Taking into consideration traditional approaches to third person pronouns in Polish which assume only few postprepositional pronouns to be able to coalesce with prepositions, (cf. Saloni (1981)), the generalization can be made on the basis of further empirical observations regarding diverse types of prepositions, that PPC is a highly idiosyncratic phenomenon in Polish. For this reason it seems plausible to assume that PPC is licensed not by general grammar constraints on phrase structure, but rather by the lexical entries of particular prepositions. HPSG, as a lexicalist theory of grammar, offers the possibility to determine the properties of both words and phrases on the word level, thus allowing for an adequate description of the idiosyncratic properties of PPCs. In this paper we will provide a set of lexical implicational constraints which license PPCs.
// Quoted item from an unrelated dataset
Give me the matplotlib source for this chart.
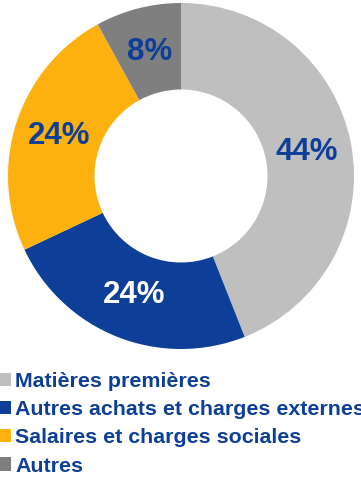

Treating Polish PPC as a lexical phenomenon provides the possibility to account for the idiosyn-cratic character of PPC, thus avoiding a massive grammar overlicensing.

References:
Pollard, C.J. and I.A. Sag (1994). Head-Driven Phrase Structure Grammar. Chicago: The University of Chicago Press.
Saloni, Z. (1981). Uwagi o opisie fleksyjnym tzw. zaimków rzeczownych [Some Remarks on the Inflexional Description of Polish Pronouns]. In Acta Universitatis Lodziensis, Volume 2 of Folia Linguistica, pp. 243-253. Łódź: Uniwersytet Łódzki.